When faced with something difficult in life, do you:

  • Try to put a positive spin on things?
  • Keep your sense of humor even in a tough situation?
  • Get inspiration from remembering someone who has it worse than you?
  • Do an extra-long workout to feel better?

These are examples of emotional-focused coping tools. They don’t really change the stressful situation, but they do change our perception of the situation and/or our emotions. And that is powerful. They are especially helpful for those times when we really can’t change the situation we find ourselves in, whether it be hot weather, or severe health diagnosis. Emotionally-focused coping tools help us calm down and get in a better place.

Or, when faced with something difficult, do you:

  • Seek out more information about the problem or stress?
  • Make a list of how to attack the problem?
  • Consult with others for solutions?
  • Work to modify your behavior or the situation you are in?

These are examples of solution-focused strategies. They are aimed at changing the situation that is causing the stress. If you change the situation itself or change your part in the situation, the stress level changes. Solution-focused strategies are vital to learn and use.

Maybe you do some of both. That’s actually good for balance, and also good for coping.

When we are stressed out, our bodies and minds go into hyper drive.  To cope, we first have to settle ourselves down. Emotional-focused strategies help most to do this. When we are calm emotionally, we are in a better place to use the tools of solution-focused strategies for those situations where we can make changes. 

Emotional-focused tools and solution-focused tools are both positive ways to cope. 
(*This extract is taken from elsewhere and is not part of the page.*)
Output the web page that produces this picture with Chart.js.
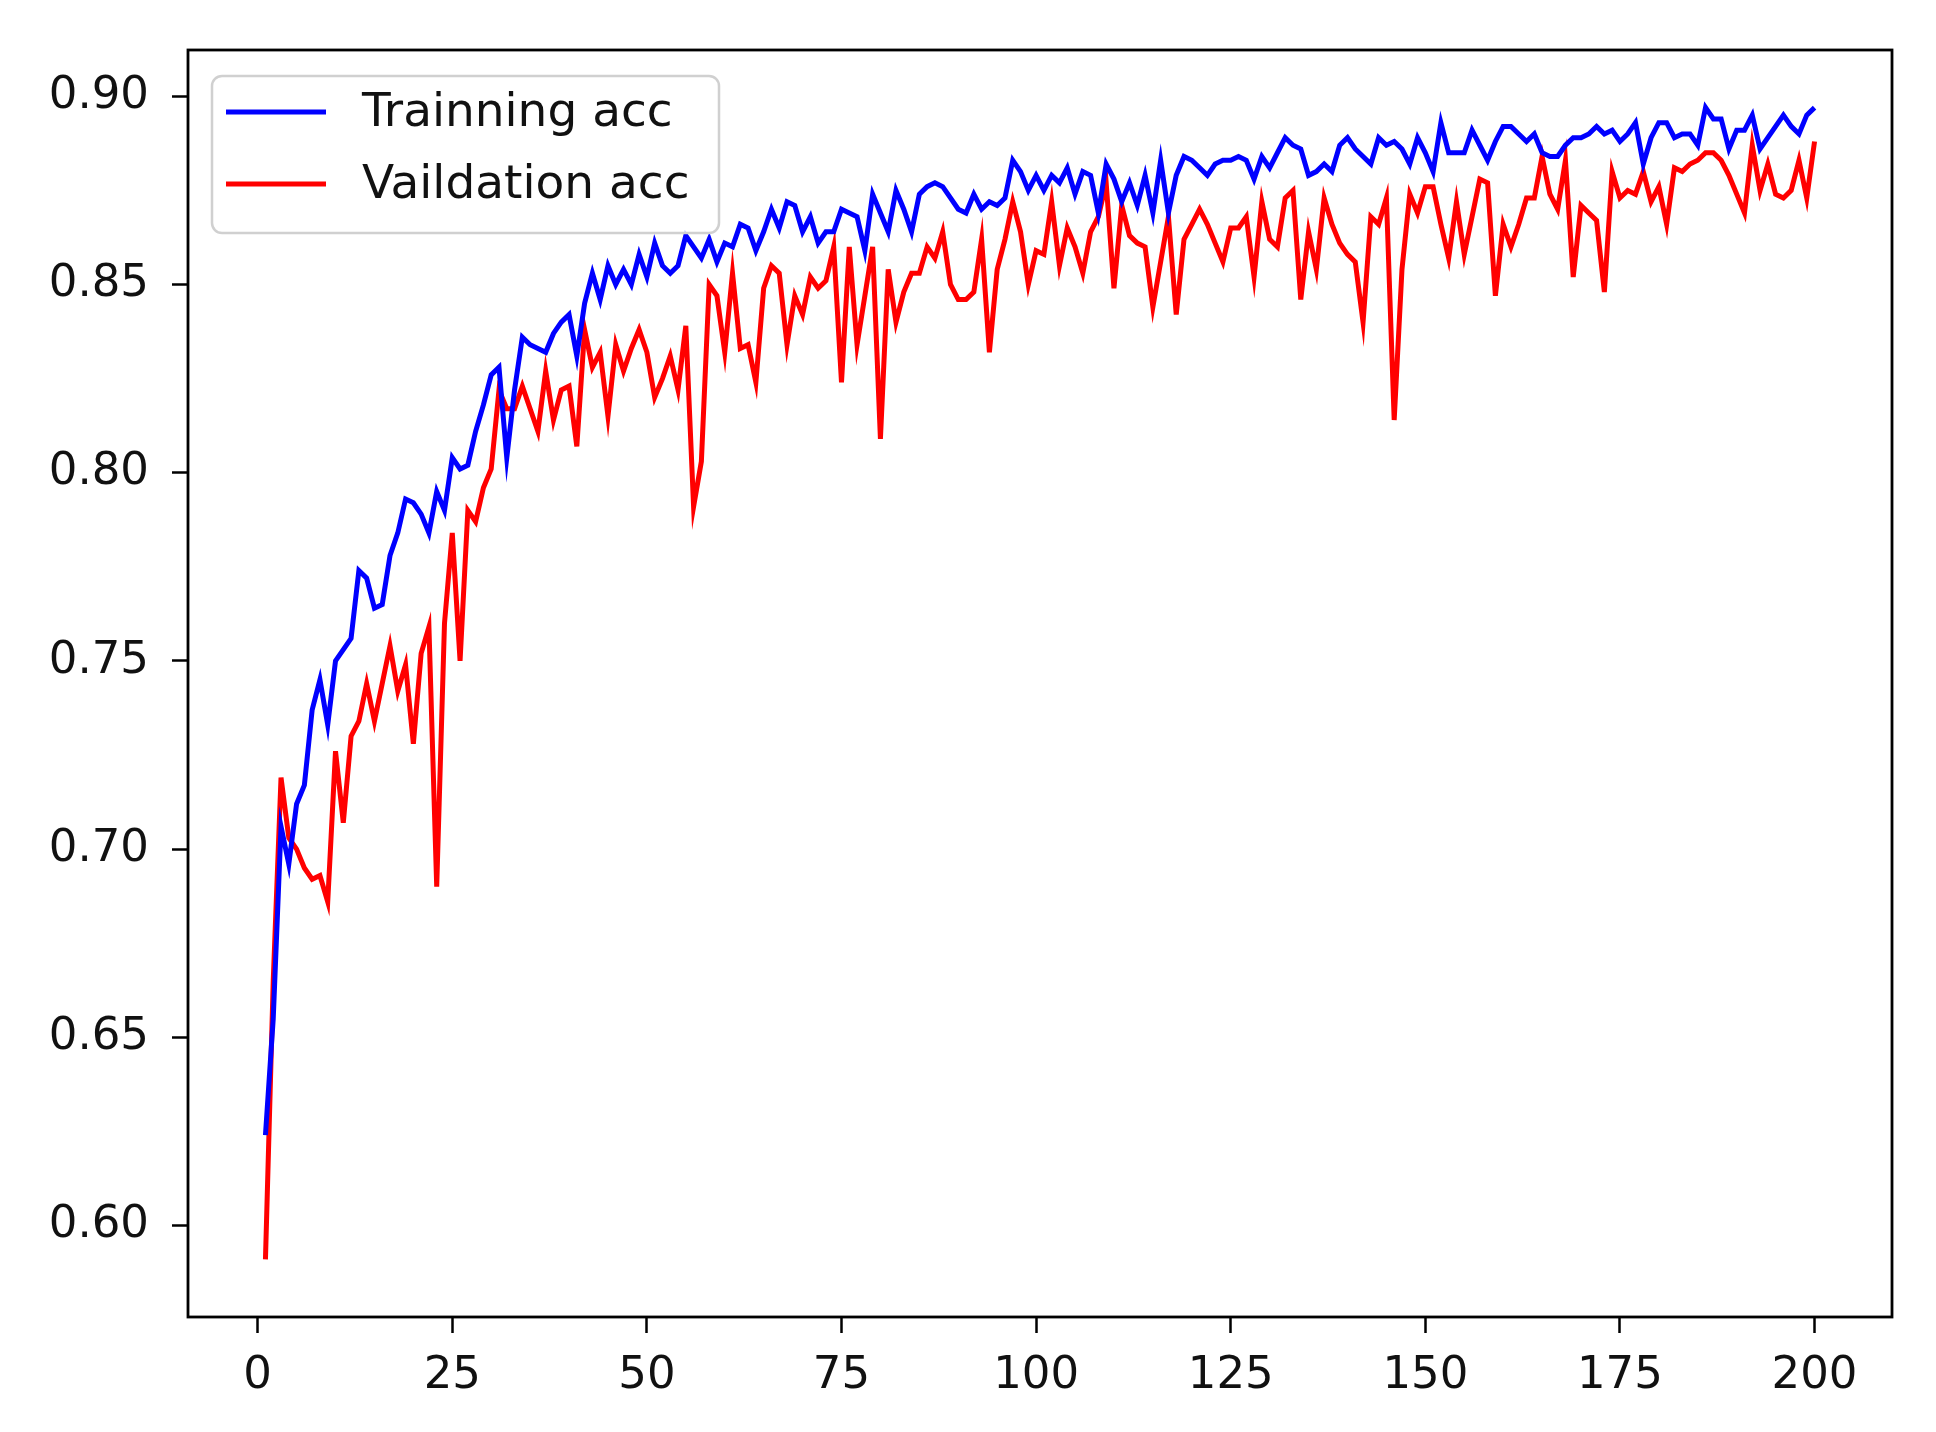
<!DOCTYPE html>
<html>
<head>
<meta charset="utf-8">
<script src="https://cdn.jsdelivr.net/npm/chart.js@4.4.0/dist/chart.umd.min.js"></script>
<style>
  html, body { margin: 0; padding: 0; background: #fff; }
  canvas { display: block; }
</style>
</head>
<body>
<canvas id="accChart" width="1936" height="1432"></canvas>
<script>
// values, epochs 1..200
const trainAcc = [
  0.624, 0.655, 0.706, 0.696, 0.712, 0.717, 0.737, 0.745, 0.733, 0.750,
  0.753, 0.756, 0.774, 0.772, 0.764, 0.765, 0.778, 0.784, 0.793, 0.792,
  0.789, 0.784, 0.795, 0.790, 0.804, 0.801, 0.802, 0.811, 0.818, 0.826,
  0.828, 0.804, 0.822, 0.836, 0.834, 0.833, 0.832, 0.837, 0.840, 0.842,
  0.831, 0.845, 0.853, 0.846, 0.855, 0.850, 0.854, 0.850, 0.858, 0.852,
  0.861, 0.855, 0.853, 0.855, 0.863, 0.860, 0.857, 0.862, 0.856, 0.861,
  0.860, 0.866, 0.865, 0.859, 0.864, 0.870, 0.865, 0.872, 0.871, 0.864,
  0.868, 0.861, 0.864, 0.864, 0.870, 0.869, 0.868, 0.859, 0.874, 0.869,
  0.864, 0.875, 0.870, 0.864, 0.874, 0.876, 0.877, 0.876, 0.873, 0.870,
  0.869, 0.874, 0.870, 0.872, 0.871, 0.873, 0.883, 0.880, 0.875, 0.879,
  0.875, 0.879, 0.877, 0.881, 0.874, 0.880, 0.879, 0.869, 0.882, 0.878,
  0.872, 0.877, 0.871, 0.879, 0.869, 0.883, 0.869, 0.879, 0.884, 0.883,
  0.881, 0.879, 0.882, 0.883, 0.883, 0.884, 0.883, 0.878, 0.884, 0.881,
  0.885, 0.889, 0.887, 0.886, 0.879, 0.880, 0.882, 0.880, 0.887, 0.889,
  0.886, 0.884, 0.882, 0.889, 0.887, 0.888, 0.886, 0.882, 0.889, 0.885,
  0.880, 0.893, 0.885, 0.885, 0.885, 0.891, 0.887, 0.883, 0.888, 0.892,
  0.892, 0.890, 0.888, 0.890, 0.885, 0.884, 0.884, 0.887, 0.889, 0.889,
  0.890, 0.892, 0.890, 0.891, 0.888, 0.890, 0.893, 0.882, 0.889, 0.893,
  0.893, 0.889, 0.890, 0.890, 0.887, 0.897, 0.894, 0.894, 0.886, 0.891,
  0.891, 0.895, 0.886, 0.889, 0.892, 0.895, 0.892, 0.890, 0.895, 0.897
];

const valAcc = [
  0.591, 0.665, 0.719, 0.703, 0.700, 0.695, 0.692, 0.693, 0.686, 0.726,
  0.707, 0.730, 0.734, 0.744, 0.734, 0.744, 0.754, 0.742, 0.749, 0.728,
  0.752, 0.759, 0.690, 0.760, 0.784, 0.750, 0.790, 0.787, 0.796, 0.801,
  0.822, 0.817, 0.817, 0.823, 0.817, 0.811, 0.827, 0.814, 0.822, 0.823,
  0.807, 0.838, 0.828, 0.832, 0.815, 0.834, 0.827, 0.833, 0.838, 0.832,
  0.820, 0.825, 0.831, 0.822, 0.839, 0.791, 0.803, 0.850, 0.847, 0.832,
  0.853, 0.833, 0.834, 0.824, 0.849, 0.855, 0.853, 0.834, 0.847, 0.842,
  0.852, 0.849, 0.851, 0.860, 0.824, 0.860, 0.834, 0.847, 0.860, 0.809,
  0.854, 0.840, 0.848, 0.853, 0.853, 0.860, 0.857, 0.864, 0.850, 0.846,
  0.846, 0.848, 0.862, 0.832, 0.854, 0.862, 0.872, 0.864, 0.850, 0.859,
  0.858, 0.872, 0.855, 0.865, 0.860, 0.853, 0.864, 0.868, 0.877, 0.849,
  0.871, 0.863, 0.861, 0.860, 0.844, 0.856, 0.868, 0.842, 0.862, 0.866,
  0.870, 0.866, 0.861, 0.856, 0.865, 0.865, 0.868, 0.852, 0.872, 0.862,
  0.860, 0.873, 0.875, 0.846, 0.864, 0.854, 0.873, 0.866, 0.861, 0.858,
  0.856, 0.840, 0.868, 0.866, 0.873, 0.814, 0.854, 0.874, 0.869, 0.876,
  0.876, 0.866, 0.857, 0.872, 0.858, 0.868, 0.878, 0.877, 0.847, 0.866,
  0.860, 0.866, 0.873, 0.873, 0.884, 0.874, 0.870, 0.883, 0.852, 0.871,
  0.869, 0.867, 0.848, 0.880, 0.873, 0.875, 0.874, 0.880, 0.872, 0.876,
  0.866, 0.881, 0.880, 0.882, 0.883, 0.885, 0.885, 0.883, 0.879, 0.874,
  0.869, 0.887, 0.875, 0.882, 0.874, 0.873, 0.875, 0.883, 0.873, 0.888
];

const epochs = Array.from({ length: trainAcc.length }, (_, i) => i + 1);
const xTicks = [0, 25, 50, 75, 100, 125, 150, 175, 200];
const yTicks = [0.60, 0.65, 0.70, 0.75, 0.80, 0.85, 0.90];
const seriesLabels = ['Trainning acc', 'Vaildation acc'];

const FONT = 'DejaVu Sans';
const TEXT_COLOR = '#111111';

// black box round the plot area
const framePlugin = {
    id: 'frame',
    afterDraw(chart) {
        const { ctx, chartArea } = chart;
        ctx.save();
        ctx.strokeStyle = '#000';
        ctx.lineWidth = 2.8;
        ctx.strokeRect(chartArea.left, chartArea.top,
            chartArea.right - chartArea.left, chartArea.bottom - chartArea.top);
        ctx.restore();
    }
};

// matplotlib style legend in the upper left corner
const boxLegend = {
    id: 'boxLegend',
    afterDraw(chart) {
        const { ctx, chartArea } = chart;
        const x = chartArea.left + 24;
        const y = chartArea.top + 26;
        const w = 507;
        const h = 157;
        const r = 10;

        ctx.save();
        ctx.beginPath();
        ctx.roundRect(x, y, w, h, r);
        ctx.fillStyle = 'rgba(255, 255, 255, 0.8)';
        ctx.fill();
        ctx.strokeStyle = '#d0d0d0';
        ctx.lineWidth = 2.5;
        ctx.stroke();

        ctx.font = '47px "' + FONT + '"';
        ctx.textBaseline = 'middle';
        ctx.fillStyle = TEXT_COLOR;
        chart.data.datasets.forEach((ds, i) => {
            const ly = y + 36 + i * 72;
            ctx.beginPath();
            ctx.moveTo(x + 14, ly);
            ctx.lineTo(x + 114, ly);
            ctx.strokeStyle = ds.borderColor;
            ctx.lineWidth = ds.borderWidth;
            ctx.stroke();
            ctx.fillText(ds.label, x + 150, ly + 2);
        });
        ctx.restore();
    }
};

const ctx = document.getElementById('accChart');

new Chart(ctx, {
    type: 'line',
    data: {
        datasets: [
            {
                label: seriesLabels[0],
                data: epochs.map((e, i) => ({ x: e, y: trainAcc[i] })),
                borderColor: '#0000ff',
                borderWidth: 5,
                pointRadius: 0,
                tension: 0,
                fill: false
            },
            {
                label: seriesLabels[1],
                data: epochs.map((e, i) => ({ x: e, y: valAcc[i] })),
                borderColor: '#ff0000',
                borderWidth: 5,
                pointRadius: 0,
                tension: 0,
                fill: false
            }
        ]
    },
    options: {
        responsive: false,
        devicePixelRatio: 1,
        animation: false,
        layout: {
            padding: { top: 49, right: 44, left: 0, bottom: 0 }
        },
        plugins: {
            legend: { display: false },
            tooltip: { enabled: false }
        },
        scales: {
            x: {
                type: 'linear',
                min: -8.95,
                max: 209.95,
                afterBuildTicks: scale => {
                    scale.ticks = xTicks.map(v => ({ value: v }));
                },
                afterFit: scale => {
                    scale.height = 115;
                },
                border: { display: false },
                grid: {
                    drawOnChartArea: false,
                    drawTicks: true,
                    tickLength: 16,
                    tickWidth: 2.5,
                    tickColor: '#000'
                },
                ticks: {
                    autoSkip: false,
                    maxRotation: 0,
                    padding: 16,
                    color: TEXT_COLOR,
                    font: { family: FONT, size: 45 },
                    callback: v => String(v)
                }
            },
            y: {
                type: 'linear',
                min: 0.5757,
                max: 0.9123,
                afterBuildTicks: scale => {
                    scale.ticks = yTicks.map(v => ({ value: v }));
                },
                afterFit: scale => {
                    scale.width = 188;
                },
                border: { display: false },
                grid: {
                    drawOnChartArea: false,
                    drawTicks: true,
                    tickLength: 16,
                    tickWidth: 2.5,
                    tickColor: '#000'
                },
                ticks: {
                    autoSkip: false,
                    padding: 23,
                    color: TEXT_COLOR,
                    font: { family: FONT, size: 45 },
                    callback: v => v.toFixed(2)
                }
            }
        }
    },
    plugins: [framePlugin, boxLegend]
});
</script>
</body>
</html>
There’s another category too: negative tools. Think of these as tools that, in the short run, seem to help, but in the long run don’t help at all.  They can even make things worse. These negative strategies are like cheap tools you might pick up at the five-and-dime. Any handyman or handywoman will tell you “buy good quality, not cheap" tools. Examples of cheap fixes or negative coping tools are: denial, self-medicating by substance abuse, helplessness or self-blame.  If these are your main coping tools, your toolbox needs an overhaul.

So, take a look at your coping toolbox. What’s in it? What tools for coping do you use most? Is it time to discard any useless tools you’ve been holding on to?  Would you benefit from expanding your tool box to include more quality coping tools?